Quanto à pessoa jurídica de direito privado, o domicílio tributário será o local da respectiva sede ou, ainda, em relação a atos e fatos que deram origem à obrigação, o lugar de cada estabelecimento (artigo 127, inciso II do CTN). Se a pessoa jurídica tem vários estabelecimentos, devem ser observadas as seguintes regras: a escolha não pode recair em local fora do território da entidade tributante; no que se refere a tributos cujo fato gerador se verifica em relação a cada estabelecimento (ex. ICMS), a legislação específica geralmente exclui a possibilidade de escolha, determinando que o domicílio tributário seja o local da sede de cada estabelecimento, o qual é considerado um contribuinte isolado; quanto aos tributos dos quais o fato gerador é apurado em relação à sociedade comercial em sua totalidade (ex. imposto de renda) prevalece a liberdade de escolha, com as limitações impostas pela norma tributária. O domicílio tributário das pessoas jurídicas de direito público será qualquer de suas repartições no território da entidade tributante (art. 127, inciso III do CTN).

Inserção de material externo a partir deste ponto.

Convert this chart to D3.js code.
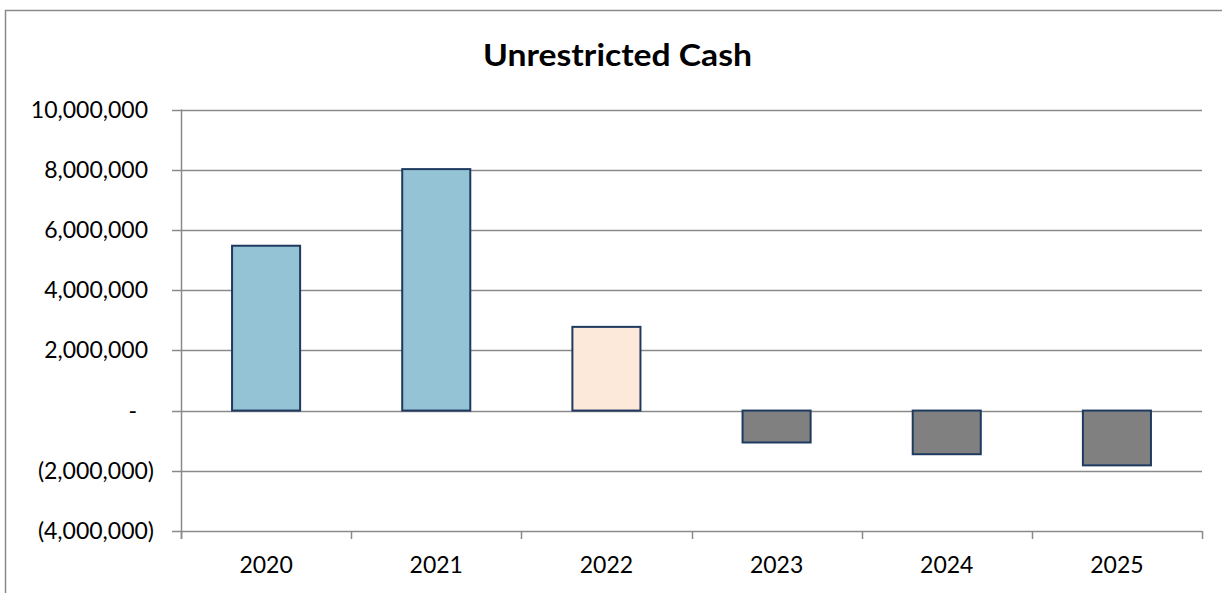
<!DOCTYPE html>
<html>
<head>
<meta charset="utf-8">
<script src="https://cdn.jsdelivr.net/npm/d3@7"></script>
<style>
  html, body { margin: 0; padding: 0; background: #fff; }
  svg { display: block; }
  text { font-family: Lato, "Open Sans", sans-serif; fill: #000; }
</style>
</head>
<body>
<svg id="chart" width="1222" height="593"></svg>
<script>
// Unrestricted cash by year
const years = ["2020", "2021", "2022", "2023", "2024", "2025"];
const cash = [5475000, 8020000, 2780000, -1060000, -1450000, -1820000];
const barColors = ["#93c3d4", "#93c3d4", "#fde9d9", "#808080", "#808080", "#808080"];
const yTicks = [-4000000, -2000000, 0, 2000000, 4000000, 6000000, 8000000, 10000000];

const svg = d3.select("#chart");
const plotLeft = 181, plotRight = 1202, plotTop = 109.5, plotBottom = 531;
const gridColor = "#8a8a8a";

// outer frame
svg.append("rect")
  .attr("x", 5.5).attr("y", 10.5)
  .attr("width", 1240).attr("height", 600)
  .attr("fill", "none").attr("stroke", "#8a8a8a").attr("stroke-width", 1.5);

// title
svg.append("text")
  .attr("x", 617.5).attr("y", 66)
  .attr("text-anchor", "middle")
  .attr("font-size", 31).attr("font-weight", "bold")
  .attr("textLength", 269).attr("lengthAdjust", "spacingAndGlyphs")
  .text("Unrestricted Cash");

const x = d3.scaleBand().domain(years).range([plotLeft, plotRight])
  .paddingInner(0.6).paddingOuter(0.3);
const y = d3.scaleLinear().domain([-4000000, 10000000]).range([plotBottom, plotTop]);

const fmt = d3.format(",");
function label(v) {
  if (v === 0) return "-";
  if (v < 0) return "(" + fmt(-v) + ")";
  return fmt(v);
}

// horizontal gridlines with short ticks on the left
svg.append("g").selectAll("line").data(yTicks).join("line")
  .attr("x1", plotLeft - 9).attr("x2", plotRight)
  .attr("y1", d => Math.round(y(d)) + 0.5).attr("y2", d => Math.round(y(d)) + 0.5)
  .attr("stroke", gridColor).attr("stroke-width", 1.5);

// y labels (positive values leave room for a closing paren)
svg.append("g").selectAll("text").data(yTicks).join("text")
  .attr("x", 154)
  .attr("dx", d => d === 0 ? -17 : (d > 0 ? -6 : 0))
  .attr("y", d => y(d) + 8)
  .attr("text-anchor", "end")
  .attr("font-size", 23)
  .text(label);

// vertical axis line
svg.append("line")
  .attr("x1", plotLeft + 0.5).attr("x2", plotLeft + 0.5)
  .attr("y1", plotTop).attr("y2", plotBottom + 8)
  .attr("stroke", gridColor).attr("stroke-width", 1.5);

// category boundary ticks
const bounds = d3.range(years.length + 1).map(i => plotLeft + i * x.step());
svg.append("g").selectAll("line").data(bounds).join("line")
  .attr("x1", d => Math.round(d) + 0.5).attr("x2", d => Math.round(d) + 0.5)
  .attr("y1", plotBottom).attr("y2", plotBottom + 8)
  .attr("stroke", gridColor).attr("stroke-width", 1.5);

// bars
svg.append("g").selectAll("rect").data(years).join("rect")
  .attr("x", d => x(d))
  .attr("width", x.bandwidth())
  .attr("y", (d, i) => y(Math.max(0, cash[i])))
  .attr("height", (d, i) => Math.abs(y(cash[i]) - y(0)))
  .attr("fill", (d, i) => barColors[i])
  .attr("stroke", "#1f3a60").attr("stroke-width", 2);

// x labels
svg.append("g").selectAll("text").data(years).join("text")
  .attr("x", d => x(d) + x.bandwidth() / 2)
  .attr("y", 573)
  .attr("text-anchor", "middle")
  .attr("font-size", 23)
  .text(d => d);
</script>
</body>
</html>
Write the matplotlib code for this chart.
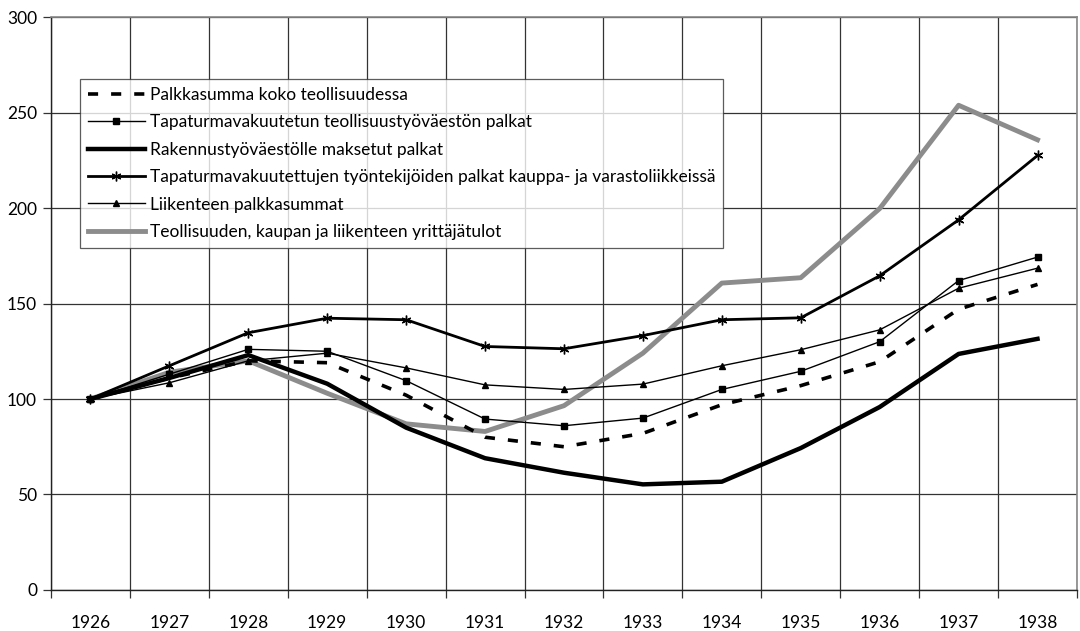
import numpy as np
import matplotlib.pyplot as plt
from matplotlib.ticker import FixedLocator

plt.rcParams['font.family'] = ['Lato', 'DejaVu Sans']

years = ['1926', '1927', '1928', '1929', '1930', '1931', '1932',
         '1933', '1934', '1935', '1936', '1937', '1938']

palkkasumma = [100, 111, 120, 119, 102, 80, 75, 82, 97, 107, 119.5, 147, 160]
teollisuus = [100, 113, 126, 125, 109.6, 89.5, 86, 90, 105, 114.5, 130, 162, 174.3]
rakennus = [100, 111, 123, 108, 85, 69, 61.4, 55.3, 56.7, 74.3, 95.8, 123.6, 131.5]
kauppa = [100, 117.4, 134.7, 142.3, 141.5, 127.5, 126.3, 133.2, 141.5, 142.5, 164.5, 193.8, 227.5]
liikenne = [100, 108.5, 120, 124, 116.3, 107.4, 105, 107.8, 117.4, 125.8, 136.2, 158, 168.5]
yrittaja = [100, 114, 120, 103, 87, 83, 96.5, 124, 160.7, 163.5, 199.7, 253.8, 235.7]

labels = [
    'Palkkasumma koko teollisuudessa',
    'Tapaturmavakuutetun teollisuustyöväestön palkat',
    'Rakennustyöväestölle maksetut palkat',
    'Tapaturmavakuutettujen työntekijöiden palkat kauppa- ja varastoliikkeissä',
    'Liikenteen palkkasummat',
    'Teollisuuden, kaupan ja liikenteen yrittäjätulot',
]

x = np.arange(len(years))

fig = plt.figure(figsize=(10.8, 6.31), dpi=100)
ax = fig.add_axes([0.0472, 0.065, 0.95, 0.908])

ax.plot(x, palkkasumma, color='black', lw=2.6, dashes=(2.8, 3.6), label=labels[0], zorder=3)
ax.plot(x, teollisuus, color='black', lw=1.0, marker='s', ms=4.5, label=labels[1], zorder=3)
ax.plot(x, rakennus, color='black', lw=3.2, label=labels[2], zorder=3)
ax.plot(x, kauppa, color='black', lw=2.0, marker=(6, 2, 0), ms=7, mew=1.0, label=labels[3], zorder=3)
ax.plot(x, liikenne, color='black', lw=1.0, marker='^', ms=4.5, label=labels[4], zorder=3)
ax.plot(x, yrittaja, color='#8c8c8c', lw=3.5, label=labels[5], zorder=2)

ax.set_xlim(-0.5, len(years) - 0.5)
ax.set_ylim(0, 300)
ax.set_yticks(np.arange(0, 301, 50))
ax.set_xticks(x)
ax.set_xticklabels(years)
ax.xaxis.set_minor_locator(FixedLocator(np.arange(-0.5, len(years), 1.0)))
ax.tick_params(axis='x', which='major', length=0, pad=18, labelsize=12.5)
ax.tick_params(axis='x', which='minor', length=6, width=0.9, color='#333333')
ax.tick_params(axis='y', length=6, width=0.9, color='#333333', labelsize=12.5, pad=4)

ax.grid(True, axis='y', which='major', color='#333333', lw=0.9)
ax.grid(True, axis='x', which='minor', color='#333333', lw=0.9)
ax.set_axisbelow(True)

for side in ['left', 'bottom']:
    ax.spines[side].set_color('#222222')
    ax.spines[side].set_linewidth(1.0)
for side in ['top', 'right']:
    ax.spines[side].set_color('#888888')
    ax.spines[side].set_linewidth(1.2)

leg = ax.legend(loc='upper left', bbox_to_anchor=(0.028, 0.892), fontsize=12.5,
                frameon=True, fancybox=False, edgecolor='#333333',
                handlelength=3.3, handletextpad=0.3, borderpad=0.45,
                labelspacing=0.66, borderaxespad=0)
leg.get_frame().set_linewidth(0.9)

fig.savefig('out.png', dpi=100)
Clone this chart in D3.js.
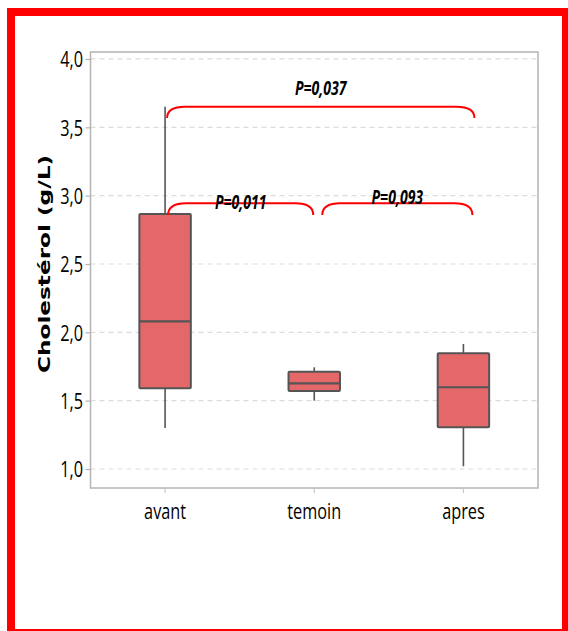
<!DOCTYPE html>
<html>
<head>
<meta charset="utf-8">
<script src="https://cdn.jsdelivr.net/npm/d3@7"></script>
<style>
  html, body { margin: 0; padding: 0; background: #fff; }
  svg { display: block; }
</style>
</head>
<body>
<svg id="chart" width="568" height="631"></svg>
<script>
// Groups and their box-plot summaries (g/L)
const groups = ["avant", "temoin", "apres"];
const whiskerLow  = [1.30, 1.50, 1.02];
const q1          = [1.59, 1.57, 1.305];
const median      = [2.08, 1.627, 1.598];
const q3          = [2.865, 1.712, 1.847];
const whiskerHigh = [3.65, 1.744, 1.915];

const yTicks = [1.0, 1.5, 2.0, 2.5, 3.0, 3.5, 4.0];

// Pairwise comparisons shown as brackets above the boxes
const compFrom   = ["avant", "avant", "temoin"];
const compTo     = ["apres", "temoin", "apres"];
const compLabel  = ["P=0,037", "P=0,011", "P=0,093"];
const compTop    = [3.651, 2.944, 2.944];
const compEnd    = [3.568, 2.859, 2.859];
const compText   = [3.737, 2.90, 2.94];

const svg = d3.select("#chart");
const plot = { left: 90.5, right: 538, top: 52, bottom: 488 };
const CONDENSE = 0.74;
const fmt = v => d3.format(".1f")(v).replace(".", ",");

// Red outer frame
svg.append("rect")
  .attr("x", 11).attr("y", 12)
  .attr("width", 555).attr("height", 621)
  .attr("fill", "none").attr("stroke", "#ff0000").attr("stroke-width", 8);

const x = d3.scaleBand().domain(groups).range([plot.left, plot.right]).padding(0);
const y = d3.scaleLinear().domain([0.861, 4.051]).range([plot.bottom, plot.top]);

// Dashed horizontal gridlines
svg.append("g").selectAll("line").data(yTicks).join("line")
  .attr("x1", plot.left).attr("x2", plot.right)
  .attr("y1", d => y(d)).attr("y2", d => y(d))
  .attr("stroke", "#dcdcdc").attr("stroke-width", 1.2)
  .attr("stroke-dasharray", "5,4");

// Plot frame
svg.append("rect")
  .attr("x", plot.left).attr("y", plot.top)
  .attr("width", plot.right - plot.left).attr("height", plot.bottom - plot.top)
  .attr("fill", "none").attr("stroke", "#b4b4b4").attr("stroke-width", 1.5);

// Y axis
const yAxis = svg.append("g")
  .attr("transform", `translate(${plot.left},0)`)
  .call(d3.axisLeft(y).tickValues(yTicks).tickFormat(fmt).tickSize(5).tickPadding(3));
yAxis.select(".domain").remove();
yAxis.selectAll(".tick line").attr("stroke", "#b4b4b4").attr("stroke-width", 1.2);
yAxis.selectAll(".tick text")
  .attr("font-family", "'Open Sans', 'Noto Sans', sans-serif")
  .attr("font-size", 22)
  .attr("fill", "#000")
  .attr("x", -7.5 / CONDENSE)
  .attr("dy", "0.36em")
  .attr("transform", `scale(${CONDENSE},1)`);

// X axis
const xAxis = svg.append("g")
  .attr("transform", `translate(0,${plot.bottom})`)
  .call(d3.axisBottom(x).tickSize(5).tickPadding(0));
xAxis.select(".domain").remove();
xAxis.selectAll(".tick line").attr("stroke", "#c8c8c8").attr("stroke-width", 1.2);
xAxis.selectAll(".tick text")
  .attr("font-family", "'Open Sans', 'Noto Sans', sans-serif")
  .attr("font-size", 22)
  .attr("fill", "#000")
  .attr("y", 31).attr("dy", 0)
  .attr("transform", `scale(${CONDENSE},1)`)
  .attr("x", 0);

// Boxes
const boxW = x.bandwidth() * 0.345;
const boxes = svg.append("g").selectAll("g").data(groups).join("g")
  .attr("transform", d => `translate(${x(d) + x.bandwidth() / 2},0)`);

boxes.append("line")
  .attr("x1", 0).attr("x2", 0)
  .attr("y1", (d, i) => y(whiskerHigh[i])).attr("y2", (d, i) => y(q3[i]))
  .attr("stroke", "#555").attr("stroke-width", 1.6);
boxes.append("line")
  .attr("x1", 0).attr("x2", 0)
  .attr("y1", (d, i) => y(q1[i])).attr("y2", (d, i) => y(whiskerLow[i]))
  .attr("stroke", "#555").attr("stroke-width", 1.6);
boxes.append("rect")
  .attr("x", -boxW / 2).attr("width", boxW)
  .attr("y", (d, i) => y(q3[i]))
  .attr("height", (d, i) => y(q1[i]) - y(q3[i]))
  .attr("fill", "#e4676a").attr("stroke", "#555").attr("stroke-width", 2)
  .attr("rx", 1);
boxes.append("line")
  .attr("x1", -boxW / 2).attr("x2", boxW / 2)
  .attr("y1", (d, i) => y(median[i])).attr("y2", (d, i) => y(median[i]))
  .attr("stroke", "#555").attr("stroke-width", 2.2);

// Comparison brackets
const cx = d => x(d) + x.bandwidth() / 2;
const bx1 = compFrom.map((g, i) => cx(g) + [2, 3, 8][i]);
const bx2 = compTo.map((g, i) => cx(g) + [11, -1, 9][i]);
const brackets = svg.append("g");
compLabel.forEach((lab, i) => {
  const x1 = bx1[i], x2 = bx2[i];
  const yt = y(compTop[i]), ye = y(compEnd[i]);
  const r = 18;
  const p = d3.path();
  p.moveTo(x1, ye);
  p.quadraticCurveTo(x1, yt, x1 + r, yt);
  p.lineTo(x2 - r, yt);
  p.quadraticCurveTo(x2, yt, x2, ye);
  brackets.append("path")
    .attr("d", p.toString())
    .attr("fill", "none").attr("stroke", "#ff0000").attr("stroke-width", 2);
  const mx = (x1 + x2) / 2;
  brackets.append("text")
    .attr("transform", `translate(${mx},${y(compText[i])}) scale(${CONDENSE},1)`)
    .attr("text-anchor", "middle")
    .attr("font-family", "'Open Sans', 'Noto Sans', sans-serif")
    .attr("font-weight", "bold").attr("font-style", "italic")
    .attr("font-size", 19).attr("fill", "#000")
    .text(lab);
});

// Y axis title
svg.append("text")
  .attr("transform", "translate(50,264) rotate(-90)")
  .attr("text-anchor", "middle")
  .attr("font-family", "'DejaVu Sans', Verdana, sans-serif")
  .attr("font-weight", "bold")
  .attr("font-size", 16)
  .attr("textLength", 218).attr("lengthAdjust", "spacingAndGlyphs")
  .attr("fill", "#000")
  .text("Cholestérol (g/L)");
</script>
</body>
</html>
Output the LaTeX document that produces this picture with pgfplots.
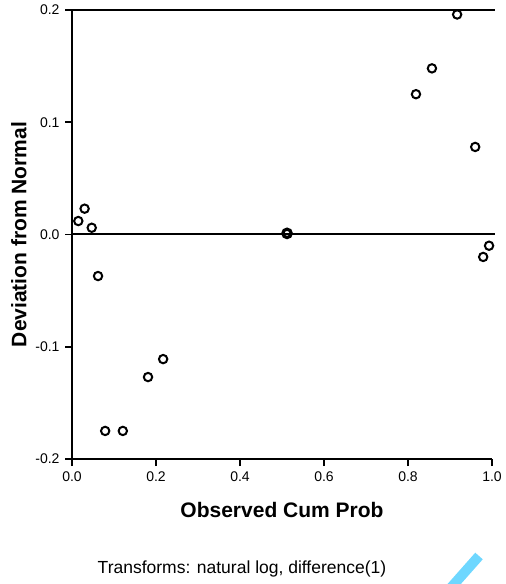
\documentclass[border=0pt]{standalone}
\usepackage{fontspec}
\setmainfont{Liberation Sans}
\usepackage{pgfplots}
\pgfplotsset{compat=1.18}
\definecolor{strokeblue}{RGB}{110,215,255}
\begin{document}
\begin{tikzpicture}
\begin{axis}[
  at={(0pt,0pt)}, anchor=south west,
  scale only axis, width=420pt, height=449pt,
  xmin=0, xmax=1, ymin=-0.2, ymax=0.2,
  axis x line*=bottom, axis y line*=left,
  axis line style={line width=2pt},
  clip=false,
  xtick={0,0.2,0.4,0.6,0.8,1.0},
  ytick={-0.2,-0.1,0,0.1,0.2},
  tick align=outside,
  major tick length=7pt,
  major tick style={black, line width=1.6pt},
  /pgf/number format/assume math mode=true,
  xticklabel={\pgfmathprintnumber[fixed,fixed zerofill,precision=1]{\tick}},
  yticklabel={\pgfmathprintnumber[fixed,fixed zerofill,precision=1]{\tick}},
  tick label style={font=\fontsize{14}{14}\selectfont},
  xticklabel style={yshift=-2pt},
  yticklabel style={xshift=-2pt},
  xlabel={Observed Cum Prob},
  ylabel={Deviation from Normal},
  label style={font=\fontsize{21}{21}\selectfont\bfseries},
  xlabel style={yshift=-14pt},
  ylabel style={yshift=2pt},
]
\addplot[black, line width=2pt, forget plot] coordinates {(0,0.2) (1.007,0.2)};
\addplot[black, line width=2pt, forget plot] coordinates {(0,0) (1.007,0)};
\addplot[only marks, mark=o, mark size=4.2pt, mark options={line width=2pt, black}] coordinates {
  (0.015,0.012) (0.030,0.023) (0.047,0.006)
  (0.062,-0.037) (0.079,-0.175) (0.121,-0.175)
  (0.181,-0.127) (0.217,-0.111)
  (0.819,0.125) (0.857,0.148) (0.917,0.196)
  (0.960,0.078) (0.979,-0.020) (0.993,-0.010)
};
\addplot[only marks, mark=o, mark size=4.2pt, mark options={line width=3.2pt, black}] coordinates {(0.512,0.001)};
\end{axis}
\node[font=\fontsize{17.5}{17.5}\selectfont] at (170pt,-110pt) {Transforms: natural log, difference(1)};
\begin{scope}
\clip (-72pt,-125pt) rectangle (430pt,459pt);
\draw[strokeblue, line width=10pt] (407pt,-97pt) -- (376pt,-132pt);
\end{scope}
\end{tikzpicture}
\end{document}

As limitações ao domicílio tributário determinam que a liberdade de escolha não pode ser usada para impedir ou dificultar a arrecadação ou fiscalização do tributo, caso em que poderá ser recusado o domicílio escolhido. Ocorrendo a rejeição, o domicílio será o lugar da situação dos bens ou da ocorrência dos atos ou fatos que deram origem à obrigação.

Fonte: Curso de Direito Tributário. Hugo de Brito Machado.